Montreal police divers have stopped their search for 10-year-old Ariel Jeffrey Kouakou.

Police say there were six different dives in Riviere des Prairies from Monday through Tuesday afternoon.

Sgt. Manuel Couture says the dives are difficult, not just because of the water temperature, but due to ice and snow on the river blocking the sunlight.

Police will continue to look for Ariel but will only plunge into the river again if they receive information they believe warrants further investigation of the shoreline or under the ice.

Last week police on boats used sonar in the Riviere des Prairies without success, and over the weekend they performed tests on the thickness of the ice and the speed of the river's current.

Having determined that it was safe enough, divers entered the river in mid-morning on Monday as they continued their search for the boy.

Police said the water currents were tricky, being very calm in some areas and rushing along just a metre away.

Ten-year-old Ariel has not been seen since March 12 when he left his home in the city's Ahuntsic-Cartierville district to visit a friend's house.

That friend wasn't home and Ariel then wandered around the neighbourhood and was seen at a park next to the river around 2 p.m. by a passerby.

Since he vanished police have searched day and night on foot, horseback, and ATV in the parks north of Gouin Blvd. near Acadie Blvd., and gone door-to-door.

The Kouakou family is convinced that Ariel has been abducted and is offering a reward for anyone with information that leads to the discovery of the child. 
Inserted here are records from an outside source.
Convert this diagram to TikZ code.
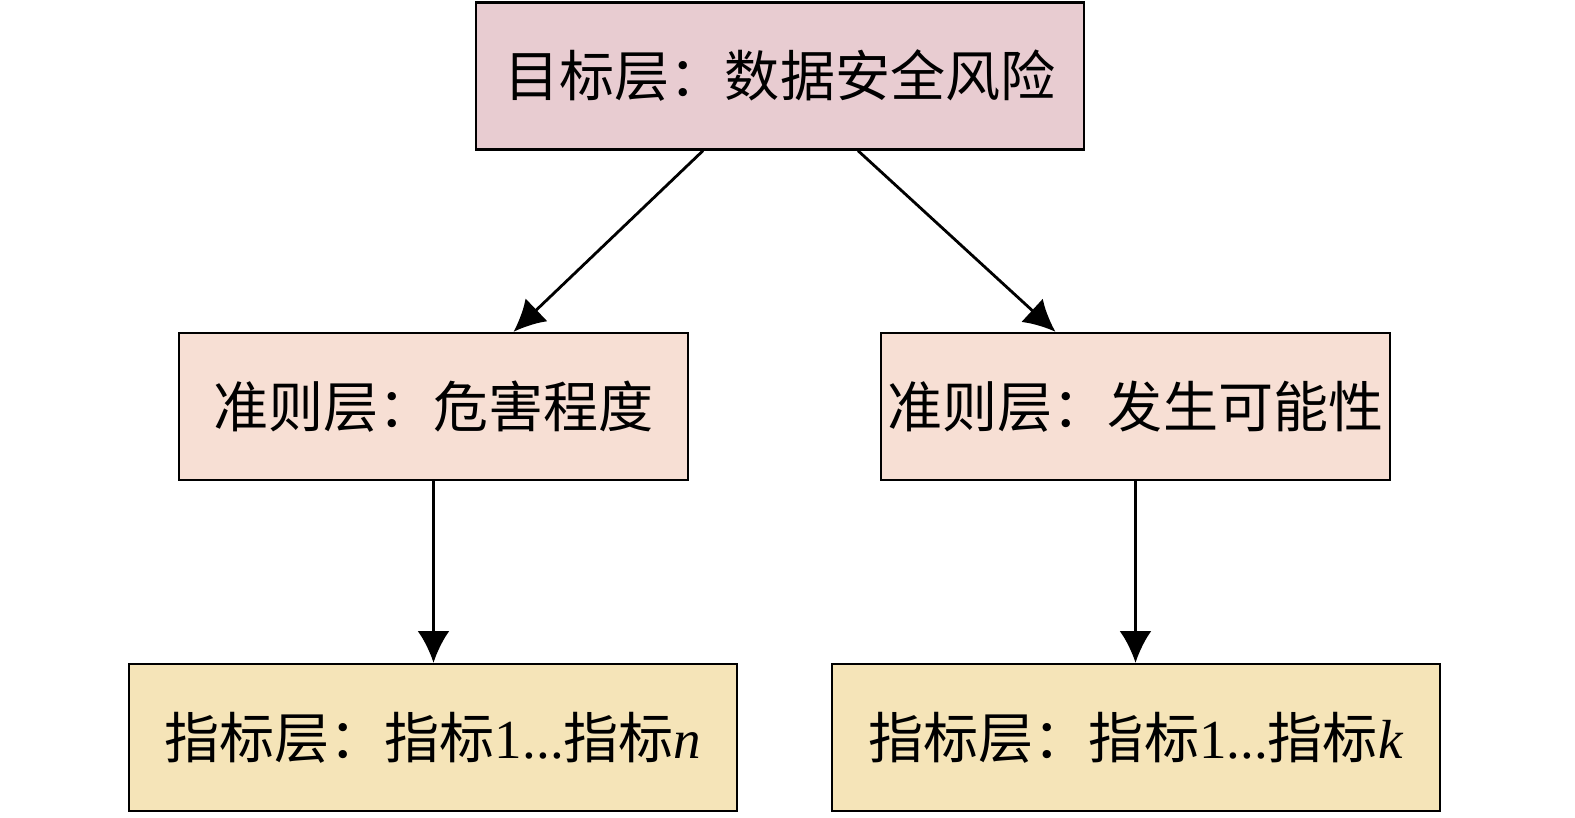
\documentclass[tikz,border=0pt]{standalone}
\usepackage{fontspec}
\setmainfont{Liberation Serif}
\newfontfamily\cjk{Noto Sans CJK SC}
\usetikzlibrary{arrows.meta}
\definecolor{goalpink}{HTML}{E8CCD1}
\definecolor{critpink}{HTML}{F7DFD4}
\definecolor{indyellow}{HTML}{F5E4B8}
\begin{document}
\begin{tikzpicture}[x=0.03cm,y=-0.03cm,
        layer/.style={draw=black,line width=2pt,inner sep=0pt,
            minimum height=4.41cm,font=\fontsize{47}{53}\selectfont},
        link/.style={-{Latex[length=0.95cm,width=0.95cm]},line width=2.4pt}]
    \useasboundingbox (0,0) rectangle (1575,818);

    \node[layer,fill=goalpink,minimum width=18.24cm] (goal) at (780,76)
        {\cjk 目标层：数据安全风险};
    \node[layer,fill=critpink,minimum width=15.27cm] (harm) at (433.5,406.5)
        {\cjk 准则层：危害程度};
    \node[layer,fill=critpink,minimum width=15.27cm] (prob) at (1135.5,406.5)
        {\cjk 准则层：发生可能性};
    \node[layer,fill=indyellow,minimum width=18.24cm] (indn) at (433,737.5)
        {{\cjk 指标层：指标}1...{\cjk 指标}\textit{n}};
    \node[layer,fill=indyellow,minimum width=18.24cm] (indk) at (1136,737.5)
        {{\cjk 指标层：指标}1...{\cjk 指标}\textit{k}};

    \draw[link] ([xshift=-2.31cm]goal.south) -- ([xshift=2.4cm]harm.north);
    \draw[link] ([xshift=2.34cm]goal.south) -- ([xshift=-2.4cm]prob.north);
    \draw[link] (harm.south) -- (harm.south |- indn.north);
    \draw[link] (prob.south) -- (prob.south |- indk.north);
\end{tikzpicture}
\end{document}
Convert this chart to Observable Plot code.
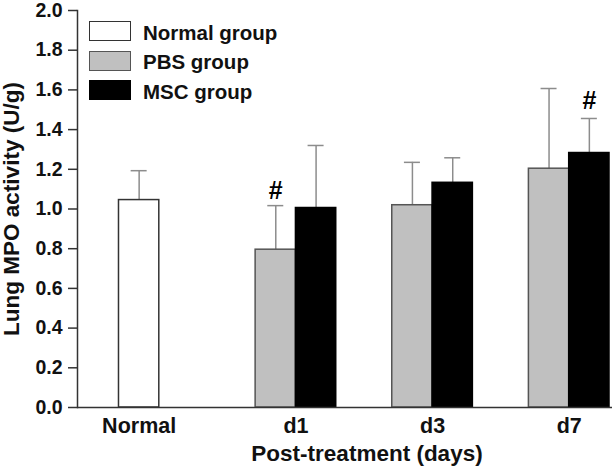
<!DOCTYPE html>
<html>
<head>
<meta charset="utf-8">
<script src="https://cdn.jsdelivr.net/npm/d3@7"></script>
<script src="https://cdn.jsdelivr.net/npm/@observablehq/plot@0.6"></script>
<style>
  html, body { margin: 0; padding: 0; background: #fff; }
  #chart { position: relative; width: 614px; height: 468px; font-family: "Liberation Sans", Arial, sans-serif; font-weight: bold; color: #111; }
  #legend { position: absolute; left: 89px; top: 21px; }
  .row { display: flex; align-items: center; height: 20px; margin-bottom: 9.5px; }
  .swatch { width: 42px; height: 20px; box-sizing: border-box; border: 1.5px solid #333; margin-right: 12px; }
  .lab { font-size: 20.5px; line-height: 20px; padding-top: 3px; }
</style>
</head>
<body>
<div id="chart"></div>
<script>
// ---- data ----
const groups = ["Normal", "d1", "d3", "d7"];
const dayGroups = ["d1", "d3", "d7"];
const seriesNames = ["Normal group", "PBS group", "MSC group"];
const normalMean = [1.045];
const normalSD = [0.148];
const pbsMean = [0.795, 1.019, 1.203];
const pbsSD = [0.222, 0.216, 0.404];
const mscMean = [1.005, 1.132, 1.282];
const mscSD = [0.315, 0.126, 0.174];
const sigPBS = ["d1"];   // "#" over PBS bar
const sigMSC = ["d7"];   // "#" over MSC bar
const yTicks = [0, 0.2, 0.4, 0.6, 0.8, 1.0, 1.2, 1.4, 1.6, 1.8, 2.0];
const yLabel = "Lung MPO activity (U/g)";
const xLabel = "Post-treatment (days)";

// ---- tables ----
const normalRows = normalMean.map((m, i) => ({group: "Normal", mean: m, sd: normalSD[i]}));
const pbsRows = dayGroups.map((g, i) => ({group: g, mean: pbsMean[i], sd: pbsSD[i]}));
const mscRows = dayGroups.map((g, i) => ({group: g, mean: mscMean[i], sd: mscSD[i]}));
const leftRows = normalRows.concat(pbsRows);   // bars in left half of band
const errTop = d => d.mean + d.sd;

// ---- x band layout ----
const xRange = [77.5, 650];
const padIn = 0.41, padOut = 0.3;
const bw = d3.scaleBand(groups, xRange).paddingInner(padIn).paddingOuter(padOut).bandwidth();
const half = bw / 2, quarter = bw / 4, capW = 16;
const capInset = (bw - capW) / 2;

const errColor = "#8c8c8c";
const font = "Liberation Sans, Arial, sans-serif";

const plot = Plot.plot({
  width: 614,
  height: 468,
  marginTop: 10,
  marginBottom: 61,
  marginLeft: 77,
  marginRight: 2,
  style: {fontFamily: font, fontWeight: "bold", fontSize: "20px", color: "#111", background: "#fff"},
  x: {domain: groups, range: xRange, paddingInner: padIn, paddingOuter: padOut, round: false},
  y: {domain: [0, 2]},
  marks: [
    // error bars (drawn first, bars cover the lower part)
    Plot.ruleX(leftRows, {x: "group", y1: "mean", y2: errTop, dx: -quarter, stroke: errColor, strokeWidth: 1.5}),
    Plot.ruleX(mscRows, {x: "group", y1: "mean", y2: errTop, dx: quarter, stroke: errColor, strokeWidth: 1.5}),
    Plot.tickY(leftRows, {x: "group", y: errTop, dx: -quarter, insetLeft: capInset, insetRight: capInset, stroke: errColor, strokeWidth: 1.5}),
    Plot.tickY(mscRows, {x: "group", y: errTop, dx: quarter, insetLeft: capInset, insetRight: capInset, stroke: errColor, strokeWidth: 1.5}),
    // bars
    Plot.barY(normalRows, {x: "group", y: "mean", insetRight: half, fill: "#fff", stroke: "#333", strokeWidth: 1.5}),
    Plot.barY(pbsRows, {x: "group", y: "mean", insetRight: half, fill: "#c0c0c0", stroke: "#555", strokeWidth: 1.5}),
    Plot.barY(mscRows, {x: "group", y: "mean", insetLeft: half, fill: "#000", stroke: "#000", strokeWidth: 1.5}),
    // significance marks
    Plot.text(pbsRows.filter(d => sigPBS.includes(d.group)), {x: "group", y: errTop, dx: -quarter, dy: -15, text: () => "#", fontSize: 25, fill: "#000"}),
    Plot.text(mscRows.filter(d => sigMSC.includes(d.group)), {x: "group", y: errTop, dx: quarter, dy: -17, text: () => "#", fontSize: 25, fill: "#000"}),
    // axes
    Plot.ruleY([0], {stroke: "#333", strokeWidth: 1.5}),
    Plot.frame({anchor: "left", stroke: "#333", strokeWidth: 1.5}),
    Plot.axisY({ticks: yTicks, tickFormat: d3.format(".1f"), tickSize: 9, tickPadding: 6, label: null, fontSize: 19.5, stroke: "#333", strokeWidth: 1.5, fill: "#111"}),
    Plot.axisX(["Normal"], {tickSize: 0, tickPadding: 10, dx: -quarter, label: null, fontSize: 21.5, fill: "#111"}),
    Plot.axisX(dayGroups, {tickSize: 0, tickPadding: 10, label: null, fontSize: 21.5, fill: "#111"}),
    Plot.text([xLabel], {frameAnchor: "bottom", dx: 22, dy: 53, fontSize: 22.5, fill: "#111"}),
    Plot.text([yLabel], {frameAnchor: "left", textAnchor: "middle", dx: -66, rotate: -90, fontSize: 22.5, fill: "#111"})
  ]
});

const chart = document.getElementById("chart");
chart.appendChild(plot);

// legend (inside the plot area, as in the reference)
const legendFills = ["#fff", "#c0c0c0", "#000"];
const legendStrokes = ["#333", "#555", "#000"];
const legend = document.createElement("div");
legend.id = "legend";
seriesNames.forEach((name, i) => {
  const row = document.createElement("div");
  row.className = "row";
  const sw = document.createElement("div");
  sw.className = "swatch";
  sw.style.background = legendFills[i];
  sw.style.borderColor = legendStrokes[i];
  const lab = document.createElement("span");
  lab.className = "lab";
  lab.textContent = name;
  row.appendChild(sw);
  row.appendChild(lab);
  legend.appendChild(row);
});
chart.appendChild(legend);
</script>
</body>
</html>
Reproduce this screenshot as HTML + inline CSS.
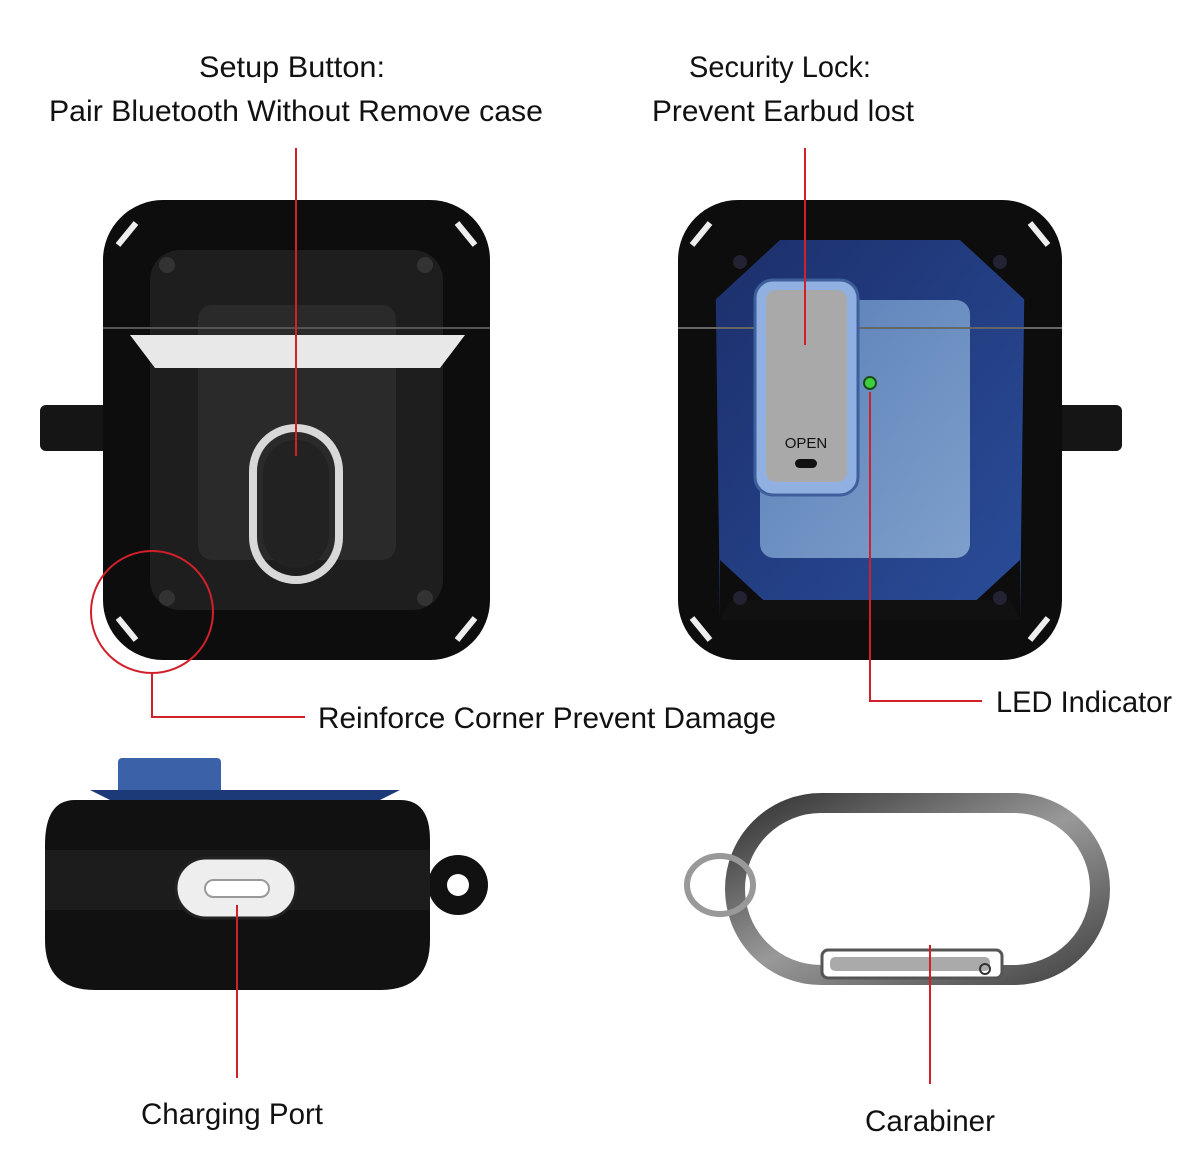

That reward amount has climbed to $100,000 after donations from boxer Adonis Stevenson and a Montreal-area businessman.

The Kouakous have asked police to restore an Amber Alert that was issued immediately after Ariel had disappeared, but Couture said it will be up to investigators to make that determination.

Amber Alerts are normally only issued in the case of an abduction.

Pina Arcamone of the Missing Children's Network said random abductions by strangers are very rare, but they do happen.

One such case was that of a girl abducted from Point Saint Charles in 1999.

"Look at Jolene Riendeau, she put on her roller skates in the month of April, said to her dad I''m going to buy a bag of chips and we found her little body 11 years later and no one witnessed anything," said Arcamone.

Police said the Kouakou case has generated 600 tips, most of which have not been useful.

"We're still asking people be aware of any sign any information," said Andrée-Anne Picard of the Montreal police force. "Every little information is very important for us. It could be major for us."

"We're still working on all the theories at this moment," said Picard.